Entries with chart source code
......

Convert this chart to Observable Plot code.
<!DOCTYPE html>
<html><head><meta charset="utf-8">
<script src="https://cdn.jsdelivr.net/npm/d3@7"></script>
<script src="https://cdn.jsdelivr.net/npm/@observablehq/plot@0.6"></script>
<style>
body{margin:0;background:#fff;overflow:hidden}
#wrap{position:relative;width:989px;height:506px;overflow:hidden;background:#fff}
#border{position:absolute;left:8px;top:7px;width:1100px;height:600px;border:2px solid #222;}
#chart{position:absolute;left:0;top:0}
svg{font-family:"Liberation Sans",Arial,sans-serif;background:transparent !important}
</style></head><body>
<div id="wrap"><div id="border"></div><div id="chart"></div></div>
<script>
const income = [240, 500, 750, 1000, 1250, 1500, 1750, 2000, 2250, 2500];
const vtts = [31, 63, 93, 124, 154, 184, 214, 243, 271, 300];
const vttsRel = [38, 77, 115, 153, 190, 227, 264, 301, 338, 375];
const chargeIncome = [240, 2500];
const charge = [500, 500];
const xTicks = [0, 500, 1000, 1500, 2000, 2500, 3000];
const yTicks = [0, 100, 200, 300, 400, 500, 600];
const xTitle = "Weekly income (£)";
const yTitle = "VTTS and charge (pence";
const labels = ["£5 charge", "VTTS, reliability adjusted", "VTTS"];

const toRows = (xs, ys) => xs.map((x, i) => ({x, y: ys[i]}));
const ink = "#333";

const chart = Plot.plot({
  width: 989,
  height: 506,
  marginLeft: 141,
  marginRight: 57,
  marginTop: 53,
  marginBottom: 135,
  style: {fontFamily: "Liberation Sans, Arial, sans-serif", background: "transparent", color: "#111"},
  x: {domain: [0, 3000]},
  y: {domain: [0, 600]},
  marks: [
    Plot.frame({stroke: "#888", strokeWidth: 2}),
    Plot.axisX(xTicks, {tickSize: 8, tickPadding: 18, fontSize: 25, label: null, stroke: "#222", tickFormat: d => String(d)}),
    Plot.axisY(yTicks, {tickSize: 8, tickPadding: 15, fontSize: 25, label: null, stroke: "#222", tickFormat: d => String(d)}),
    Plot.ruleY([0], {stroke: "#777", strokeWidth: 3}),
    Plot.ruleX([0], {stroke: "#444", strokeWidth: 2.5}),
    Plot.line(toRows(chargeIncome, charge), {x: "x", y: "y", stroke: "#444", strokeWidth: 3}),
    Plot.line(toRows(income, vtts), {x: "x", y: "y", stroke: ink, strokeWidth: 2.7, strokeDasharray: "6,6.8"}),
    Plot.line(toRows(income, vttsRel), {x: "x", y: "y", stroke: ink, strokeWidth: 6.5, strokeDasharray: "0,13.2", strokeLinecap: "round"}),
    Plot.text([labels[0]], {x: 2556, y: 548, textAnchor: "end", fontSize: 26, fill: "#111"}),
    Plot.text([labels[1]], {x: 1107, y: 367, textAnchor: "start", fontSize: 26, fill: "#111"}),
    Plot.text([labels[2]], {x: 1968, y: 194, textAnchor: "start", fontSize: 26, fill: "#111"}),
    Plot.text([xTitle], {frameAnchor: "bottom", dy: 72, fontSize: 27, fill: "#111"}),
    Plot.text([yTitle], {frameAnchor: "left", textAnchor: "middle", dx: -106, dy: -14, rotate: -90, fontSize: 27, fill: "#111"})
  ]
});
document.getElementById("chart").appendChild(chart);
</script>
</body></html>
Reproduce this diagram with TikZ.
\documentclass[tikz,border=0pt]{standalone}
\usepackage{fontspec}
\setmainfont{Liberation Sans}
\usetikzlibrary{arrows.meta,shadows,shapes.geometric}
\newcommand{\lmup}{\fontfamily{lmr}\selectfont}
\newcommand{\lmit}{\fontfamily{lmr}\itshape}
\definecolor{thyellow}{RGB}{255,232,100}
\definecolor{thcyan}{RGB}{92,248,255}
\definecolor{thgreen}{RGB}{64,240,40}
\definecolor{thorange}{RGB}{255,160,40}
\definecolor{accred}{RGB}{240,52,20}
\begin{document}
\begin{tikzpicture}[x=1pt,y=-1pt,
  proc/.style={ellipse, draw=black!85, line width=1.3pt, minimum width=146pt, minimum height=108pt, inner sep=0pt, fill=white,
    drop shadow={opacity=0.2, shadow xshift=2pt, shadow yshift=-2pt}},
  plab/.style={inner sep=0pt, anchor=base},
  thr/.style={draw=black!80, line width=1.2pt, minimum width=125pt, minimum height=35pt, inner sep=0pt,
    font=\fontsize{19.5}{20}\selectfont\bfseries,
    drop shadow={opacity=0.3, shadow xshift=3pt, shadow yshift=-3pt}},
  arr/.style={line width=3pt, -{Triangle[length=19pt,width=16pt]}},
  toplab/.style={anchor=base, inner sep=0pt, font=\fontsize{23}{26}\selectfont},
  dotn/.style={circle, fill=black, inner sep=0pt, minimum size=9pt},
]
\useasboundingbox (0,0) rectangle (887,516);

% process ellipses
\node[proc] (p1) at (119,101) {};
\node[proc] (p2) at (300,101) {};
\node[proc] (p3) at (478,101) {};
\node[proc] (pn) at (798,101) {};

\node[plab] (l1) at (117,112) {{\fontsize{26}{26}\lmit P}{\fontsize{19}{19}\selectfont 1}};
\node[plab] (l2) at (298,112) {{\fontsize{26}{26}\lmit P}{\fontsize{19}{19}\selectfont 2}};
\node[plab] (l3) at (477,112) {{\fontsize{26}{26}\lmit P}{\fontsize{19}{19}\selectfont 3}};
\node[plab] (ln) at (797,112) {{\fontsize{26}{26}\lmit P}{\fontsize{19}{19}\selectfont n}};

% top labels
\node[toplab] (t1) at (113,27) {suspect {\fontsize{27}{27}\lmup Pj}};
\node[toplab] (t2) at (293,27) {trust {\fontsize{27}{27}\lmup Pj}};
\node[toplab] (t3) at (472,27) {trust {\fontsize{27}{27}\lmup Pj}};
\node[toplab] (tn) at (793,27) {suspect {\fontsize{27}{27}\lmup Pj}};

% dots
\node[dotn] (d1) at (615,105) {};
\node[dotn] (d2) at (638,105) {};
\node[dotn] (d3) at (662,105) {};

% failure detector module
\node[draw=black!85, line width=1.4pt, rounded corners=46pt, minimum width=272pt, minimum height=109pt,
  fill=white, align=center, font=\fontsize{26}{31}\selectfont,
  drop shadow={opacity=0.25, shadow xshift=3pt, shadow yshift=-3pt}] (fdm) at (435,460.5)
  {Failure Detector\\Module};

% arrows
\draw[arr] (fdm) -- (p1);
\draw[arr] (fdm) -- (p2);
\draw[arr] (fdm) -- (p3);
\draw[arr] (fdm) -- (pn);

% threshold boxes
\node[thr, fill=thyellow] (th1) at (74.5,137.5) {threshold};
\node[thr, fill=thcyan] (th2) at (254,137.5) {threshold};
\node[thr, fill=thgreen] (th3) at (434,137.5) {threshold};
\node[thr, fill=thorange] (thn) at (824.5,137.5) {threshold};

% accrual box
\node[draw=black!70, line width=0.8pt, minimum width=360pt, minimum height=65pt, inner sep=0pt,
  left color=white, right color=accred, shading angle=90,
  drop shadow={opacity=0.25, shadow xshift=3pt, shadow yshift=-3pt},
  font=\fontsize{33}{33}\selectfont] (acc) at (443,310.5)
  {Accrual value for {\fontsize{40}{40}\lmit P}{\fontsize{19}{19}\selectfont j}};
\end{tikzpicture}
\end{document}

......

- [WRITTEN EXERCISE] Only the lines from the one with "Reproduce this diagram with TikZ." to the one with "(0,0) rectangle (887,516);" are wanted; extract them exactly, both ends included.

- [RESULT OF THE EXERCISE]
Reproduce this diagram with TikZ.
\documentclass[tikz,border=0pt]{standalone}
\usepackage{fontspec}
\setmainfont{Liberation Sans}
\usetikzlibrary{arrows.meta,shadows,shapes.geometric}
\newcommand{\lmup}{\fontfamily{lmr}\selectfont}
\newcommand{\lmit}{\fontfamily{lmr}\itshape}
\definecolor{thyellow}{RGB}{255,232,100}
\definecolor{thcyan}{RGB}{92,248,255}
\definecolor{thgreen}{RGB}{64,240,40}
\definecolor{thorange}{RGB}{255,160,40}
\definecolor{accred}{RGB}{240,52,20}
\begin{document}
\begin{tikzpicture}[x=1pt,y=-1pt,
  proc/.style={ellipse, draw=black!85, line width=1.3pt, minimum width=146pt, minimum height=108pt, inner sep=0pt, fill=white,
    drop shadow={opacity=0.2, shadow xshift=2pt, shadow yshift=-2pt}},
  plab/.style={inner sep=0pt, anchor=base},
  thr/.style={draw=black!80, line width=1.2pt, minimum width=125pt, minimum height=35pt, inner sep=0pt,
    font=\fontsize{19.5}{20}\selectfont\bfseries,
    drop shadow={opacity=0.3, shadow xshift=3pt, shadow yshift=-3pt}},
  arr/.style={line width=3pt, -{Triangle[length=19pt,width=16pt]}},
  toplab/.style={anchor=base, inner sep=0pt, font=\fontsize{23}{26}\selectfont},
  dotn/.style={circle, fill=black, inner sep=0pt, minimum size=9pt},
]
\useasboundingbox (0,0) rectangle (887,516);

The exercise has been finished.